ATLANTA—Georgia Tech's 2002 survey of state manufacturers has revealed that Georgia's manufacturers are more concerned about marketing and product development than they were 2 years ago.

Human resources are worrisome as well. "My sense from the survey is that Georgia's manufacturers are weathering the downturn in the economy," says Philip Shapira, a professor in the Georgia Tech School of Public Policy. "They are changing their priorities and becoming more interested in marketing and product development. I think that is a good sign."

The 2002 survey looked at strategies, use of information technology, company performance and innovation, along with other factors affecting industry.

In the area of business assistance, 70 percent used some sort of assistance, and those that did were better off than those that did not. Researchers also found that average wages were $10,000 higher at innovative manufacturing firms, and return on sales was almost a full percentage point higher.

Researchers defined innovative companies as those that are developing new products or processes, improving products or processes, or changing organizationally. "Innovation isn't restricted to companies considered to be high technology," says Shapira.

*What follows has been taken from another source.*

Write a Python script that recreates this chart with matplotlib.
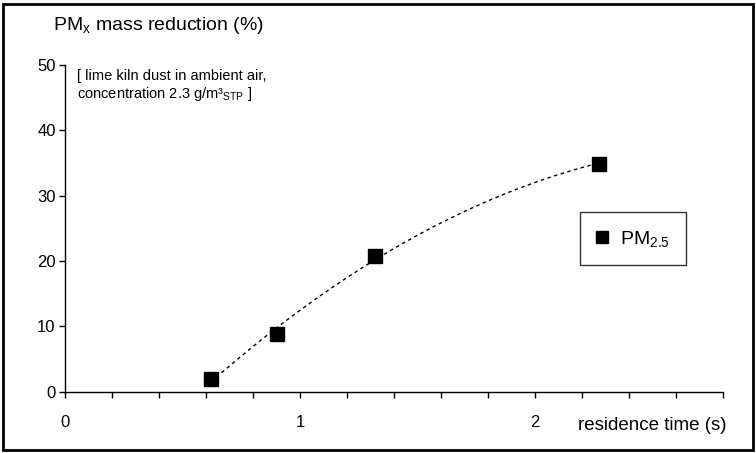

However, the majority of Georgia manufacturers are competing based on cost rather than innovation, and that's a bad sign. Companies competing on low cost are vulnerable to competition from international producers with even lower costs. "What was disturbing in this survey is that even more of our manufacturers competed on low price than had taken this approach in the last survey when we were in a growth economy," says Jan Youtie, a researcher at the Economic Development Institute. "So when faced with a stressful economic situation, rather than innovating their way out, they are trying to get out of it by dropping their prices. That's not a good long-term strategy for global competition."

In the survey, manufacturers' reasons for not innovating included cost, lack of available financing, uncertainty regarding benefits, organizational rigidity, lack of market information, lack of in-house systems and disinterest from current customers.

Other results from the study included:

  • Manufacturers' priorities shifted from information technology hardware and software to marketing and product development. More than 60 percent of Georgia manufacturers reported doing some type of product development, whether it was developing new-to-the-industry products, offering value-added support services or linking with innovative, out-of-state companies.
  • Concerns about information technology hardware and software declined from 1999 levels. The survey showed that virtually all manufacturers use e-mail, and the majority use their company's Web sites, shared databases and high-speed Internet connections. More than a third of manufacturers reported that customer requirements drive information technology adoption, and information technology use rose with facility employment size.
  • About half of Georgia manufacturers underwent major changes in strategy or structure in the last 2 years. About a quarter reported changes in organizational structure. Other top changes included marketing concepts and methods, corporate strategies, internal or external training, ownership and management techniques.
  • Nearly half of responding manufacturers had at least 20 percent of employees using computers or other programmable machine controllers at least once a week as part of their jobs. One out of five respondents reported that a majority of its employees used computers or programmable controllers weekly. Firms with more than 20 percent of employees using computers had higher than average sales revenues, returns on pretax sales and productivity than those with a lower percentage of (or no) computer users.